A Saturday matinee screening of Paranormal Activity was the first and only time I ever heard anyone actually scream in a theatre.

I don’t mean a quiet whimper followed by an embarrassed laugh or a frightened little squeal. No, I mean a full-on, open throated howl of terror. But the woman didn’t run from the theatre. She stayed and enjoyed the rest of the film, so she must have liked the cathartic release of tension the scream gave her.

Legendary filmmaker and showman William Castle took full advantage of the audience’s love of shocks.

The advertising campaign for Macabre, his 1958 schlockfest about a doctor’s daughter who’s been buried alive, boasted that every ticket purchaser would receive a $1,000 insurance policy against “death by fright” issued by Lloyds of London.

Those brave enough to make it through to the end credits were rewarded with a badge that read, “I’m no chicken.
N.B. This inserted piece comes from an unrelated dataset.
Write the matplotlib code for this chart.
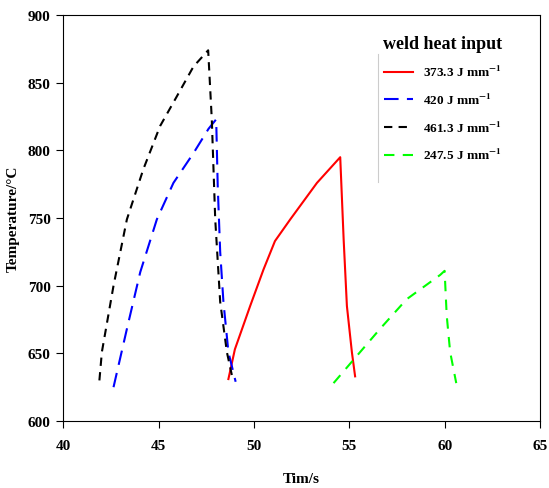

I saw Macabre.” The gimmicks worked, drawing thrill-seeking crowds who spent an astronomical $5 million (roughly $42,505,633.80 in today’s dollars) at the box office to see a movie that cost Castle a paltry $90,000 to produce.
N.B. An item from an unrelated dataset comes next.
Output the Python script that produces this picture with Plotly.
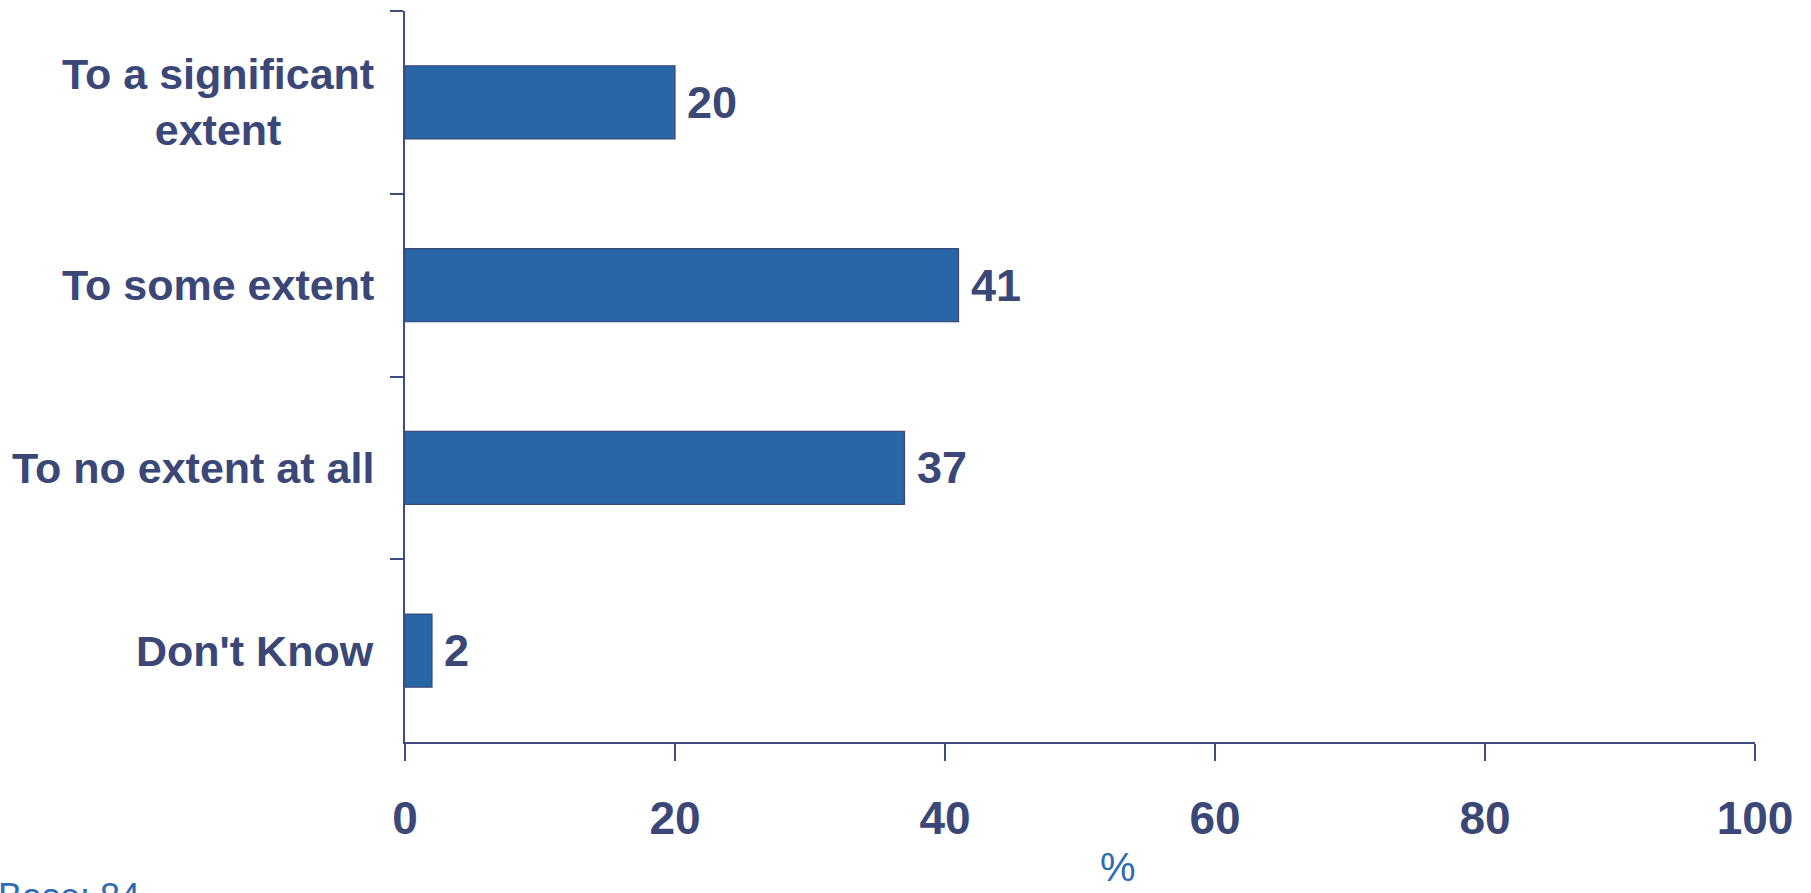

Alfred Hitchcock knew how to scare the wits out of people. The shower scene in Psycho, for example, is a benchmark in cinematic fear. If he had any doubts about the effectiveness of that sequence they must have been put to bed when he received an angry letter from a father whose daughter stopped bathing after seeing the bathtub murder scene in Les Diaboliques and then, more distressingly, refused to shower after seeing Psycho.

Hitch’s response to the concerned dad? “Send her to the dry cleaners.”

The director was always quick with a line, but when it got down to the business of terrifying audiences he summed up the appeal of the scary movie in one brief sentence: “People like to be scared when they feel safe.”

But what scares the people who scare us?

Guillermo del Toro, director of Pan’s Labyrinth and the upcoming The Shape of Water, says, “I love monsters the way people worship holy images,” but it isn’t Frankenstein or Dracula that gives him the willies. “Politicians,” he said recently, “they’re the scariest thing there is right now.”